Take it easy. It's okay if you like your NPs. Many of us don't because of what we see. To answer your question, improper supervision is when I see their patients and the mess of medications and lack of coherent plan on notes
okay i apologize if I sounded antagonistic to you. it's not personal.
right your point reinforces my take that NPs and DNPs should not be fully independent without ... let say... proper physician backup? Supervision is hard to define and probably impossible to ensure.
they should be used in complementary roles. for example in a clinic, they should be the acute / walk in visit provider. after all the physicians all have scheduled patients and need to dedicate the requisite time to the scheduled patients. but not having a proper acute walk in for a clinic will lead to unnecessary hospital visits. if this acute visit is more than URI / sniffles / psychosomatic nonsense, then the physician can step in for the asthma exacerbation, CHF exacerbation, etc....

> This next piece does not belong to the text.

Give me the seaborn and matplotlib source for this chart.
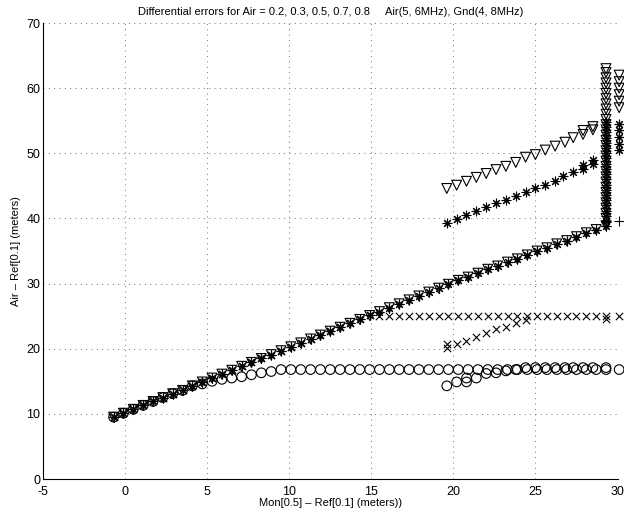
import matplotlib
matplotlib.use("Agg")
import matplotlib.pyplot as plt
from matplotlib.markers import MarkerStyle
import seaborn as sns

# main branch shared by all five Air values
x_main = [-0.7, -0.1, 0.5, 1.1, 1.7, 2.3, 2.9, 3.5, 4.1, 4.7, 5.3, 5.9, 6.5, 7.1, 7.7,
          8.3, 8.9, 9.5, 10.1, 10.7, 11.3, 11.9, 12.5, 13.1, 13.7, 14.3, 14.9, 15.5,
          16.1, 16.7, 17.3, 17.9, 18.5, 19.1, 19.7, 20.3, 20.9, 21.5, 22.1, 22.7, 23.3,
          23.9, 24.5, 25.1, 25.7, 26.3, 26.9, 27.5, 28.1, 28.7, 29.3]
y_main = [9.5, 10.1, 10.7, 11.3, 11.9, 12.5, 13.1, 13.6, 14.3, 14.9, 15.5, 16.1, 16.7,
          17.3, 17.9, 18.5, 19.1, 19.7, 20.3, 20.9, 21.5, 22.1, 22.7, 23.3, 23.9, 24.5,
          25.1, 25.7, 26.3, 26.9, 27.5, 28.1, 28.7, 29.3, 29.9, 30.5, 31.0, 31.6, 32.2,
          32.7, 33.3, 33.8, 34.4, 35.0, 35.5, 36.1, 36.6, 37.2, 37.8, 38.3, 38.9]

# Air = 0.2 (circles)
y_o = y_main[:9] + [14.6, 15.0, 15.3, 15.5, 15.7, 16.0, 16.3, 16.5] + [16.8] * 34
x_o2 = [19.6, 20.2, 20.8, 20.8, 21.4, 22.0, 22.6, 23.2, 23.8, 24.4, 25.0, 25.6, 26.2,
        26.8, 27.3, 27.9, 28.5, 29.3, 30.1]
y_o2 = [14.3, 14.9, 14.9, 15.5, 15.5, 16.2, 16.3, 16.6, 16.8, 17.1, 17.1, 17.1, 17.1,
        17.1, 17.1, 17.1, 17.1, 17.1, 16.8]

# Air = 0.3 (crosses)
y_x = y_main[:27] + [25.0] * 24
x_x2 = [19.6, 19.6, 20.2, 20.8, 21.4, 22.0, 22.6, 23.2, 23.8, 24.4, 29.3, 30.1]
y_x2 = [20.1, 20.8, 20.7, 21.2, 21.8, 22.4, 23.0, 23.3, 23.9, 24.4, 24.5, 25.0]

# Air = 0.5 (plus)
x_p2 = [29.3, 30.1]
y_p2 = [39.5, 39.6]

# Air = 0.7 (asterisks)
x_s2 = [19.6, 20.2, 20.8, 21.4, 22.0, 22.6, 23.2, 23.8, 24.4, 25.0, 25.6, 26.2, 26.7,
        27.3, 27.9, 27.9, 28.5, 28.5]
y_s2 = [39.3, 39.9, 40.6, 41.1, 41.7, 42.3, 42.9, 43.5, 44.0, 44.7, 45.2, 45.7, 46.5,
        47.1, 47.6, 48.2, 48.3, 49.0]
y_s_col = [39.6, 40.4, 41.2, 42.0, 42.8, 43.6, 44.4, 45.2, 46.0, 46.8, 47.6, 48.4, 49.2,
           50.0, 50.8, 51.6, 52.4, 53.2, 54.0, 54.8]
y_s_edge = [50.5, 51.5, 52.5, 53.5, 54.5]

# Air = 0.8 (triangles)
x_t2 = [19.6, 20.2, 20.8, 21.4, 22.0, 22.6, 23.2, 23.8, 24.4, 25.0, 25.6, 26.2, 26.8,
        27.3, 27.9, 27.9, 28.5, 28.5]
y_t2 = [44.6, 45.1, 45.7, 46.3, 46.9, 47.5, 48.0, 48.6, 49.4, 49.8, 50.5, 51.1, 51.7,
        52.4, 52.9, 53.5, 53.6, 54.1]
y_t_col = [40.0, 40.8, 41.6, 42.4, 43.2, 44.0, 44.8, 45.6, 46.4, 47.2, 48.0, 48.8, 49.6,
           50.4, 51.2, 52.0, 52.8, 53.6, 54.4, 55.2, 56.0, 56.8, 57.6, 58.4, 59.2, 60.0,
           60.8, 61.6, 62.4, 63.0]
y_t_edge = [57.0, 58.0, 59.0, 60.0, 61.0, 62.0]

sns.set_style("white")
plt.rcParams["font.family"] = ["Liberation Sans", "DejaVu Sans"]
plt.rcParams["axes.unicode_minus"] = False
for key in ["text.color", "axes.labelcolor", "xtick.color", "ytick.color"]:
    plt.rcParams[key] = "k"

fig = plt.figure(figsize=(6.24, 5.16), dpi=100)
ax = fig.add_axes([43 / 624, 37 / 516, 574.5 / 624, 456 / 516])

ring = MarkerStyle("o", fillstyle="none")
tri = MarkerStyle("v", fillstyle="none")
star = (8, 2, 0)

def pts(xs, ys, marker, s):
    sns.scatterplot(x=xs, y=ys, marker=marker, s=s, color="k", linewidth=0.8,
                    ax=ax, zorder=3, legend=False, clip_on=False)

pts(x_main, y_o, ring, 48)
pts(x_o2, y_o2, ring, 48)
pts(x_main, y_x, "x", 28)
pts(x_x2, y_x2, "x", 28)
pts(x_main, y_main, "+", 50)
pts(x_p2, y_p2, "+", 50)
pts(x_main, y_main, star, 40)
pts(x_s2, y_s2, star, 40)
pts([29.3] * len(y_s_col), y_s_col, star, 40)
pts([30.1] * len(y_s_edge), y_s_edge, star, 40)
pts(x_main, y_main, tri, 50)
pts(x_t2, y_t2, tri, 50)
pts([29.3] * len(y_t_col), y_t_col, tri, 50)
pts([30.1] * len(y_t_edge), y_t_edge, tri, 50)

ax.set_xlim(-5, 30)
ax.set_ylim(0, 70)
ax.set_xticks(range(-5, 31, 5))
ax.set_yticks(range(0, 71, 10))
ax.grid(True, color="0.45", linestyle=(0, (1, 4.5)), linewidth=0.7)
ax.tick_params(direction="in", length=4, labelsize=9, color="k", pad=2)
ax.tick_params(axis="x", pad=5)
sns.despine(ax=ax)
for sp in ax.spines.values():
    sp.set_color("k")
    sp.set_linewidth(0.8)

ax.set_title("Differential errors for Air = 0.2, 0.3, 0.5, 0.7, 0.8     Air(5, 6MHz), Gnd(4, 8MHz)",
             fontsize=8, pad=6)
ax.set_xlabel("Mon[0.5] \u2013 Ref[0.1] (meters))", fontsize=8, labelpad=0)
ax.set_ylabel("Air \u2013 Ref[0.1] (meters)", fontsize=8, labelpad=4)

fig.savefig("out.png", dpi=100)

Or in a hospital, they can be the hematologist's note writer, order inputter, and patient/family communicator for a hematologist on the leukemia unit. They can be the surgeon's wound checker in the morning and note writer. etc...
but seeing as how hospitals are fully of administrators who want to continue to maintain their personal profits and bonuses in the setting of declining reimbursements, you betcha they are seeing $$ in their eyes when they realize they can hire two NPs for the price of one MD hospitalist. They don't know that a (good) hospitalist does not necessarily fix every problem but have the requisite training to "spot danger a mile away."
Oh that HR of 110? meh looks sinus. patient is anxious! sometime later - rapid response massive blood GI bleeding. something like that.
I guess to an administrator they would want the RRT and the ICU management since more can be billed. shrugs.
maybe the admins think - we know NPs not as good as hospitalists for proper medical are and LOS. But this might lead to more downstream consultations, imaging, procedures, and ICU management (potentially more revenue for the hospital). Ultimately these IM and MICu are not big moneymakers for the hospital. Radiology does not always collect on billing because many times the prior (or should I say post) auth criteria were not met.